Ekman-Hartmann layer in a magnetohydrodynamic Taylor-Couette flow

We study magnetic effects induced by rigidly rotating plates enclosing a cylindrical magnetohydrodynamic (MHD) Taylor-Couette flow at the finite aspect ratio H/D=10. The fluid confined between the cylinders is assumed to be liquid metal characterized by small magnetic Prandtl number, the cylinders are perfectly conducting, an axial magnetic field is imposed with Hartmann number Ha approximate to 10, and the rotation rates correspond to Reynolds numbers of order 10(2)-10(3). We show that the end plates introduce, besides the well-known Ekman circulation, similar magnetic effects which arise for infinite, rotating plates, horizontally unbounded by any walls.

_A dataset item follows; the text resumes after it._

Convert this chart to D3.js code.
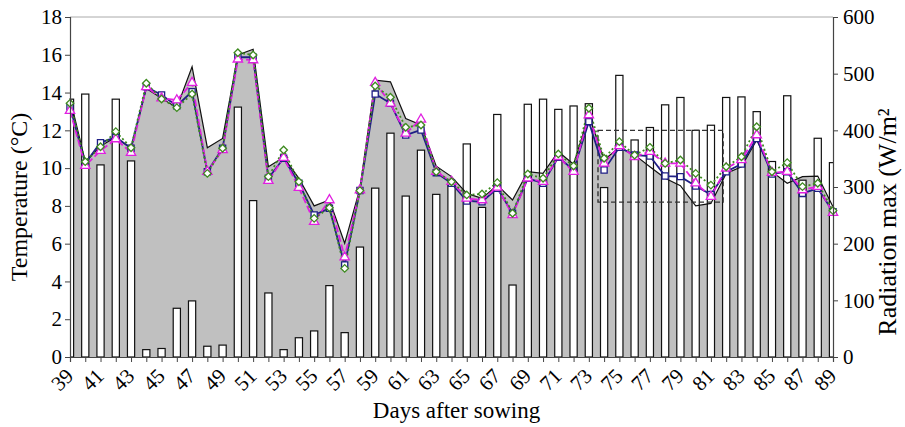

In particular, there exists the Hartmann current, which penetrates the fluid, turns in the radial direction, and together with the applied magnetic field gives rise to a force. Consequently, the flow can be compared with a Taylor-Dean flow driven by an azimuthal pressure gradient. We analyze the stability of such flows and show that the currents induced by the plates can give rise to instability for the considered parameters. When designing a MHD Taylor-Couette experiment, special care must be taken concerning the vertical magnetic boundaries so that they do not significantly alter the rotational profile.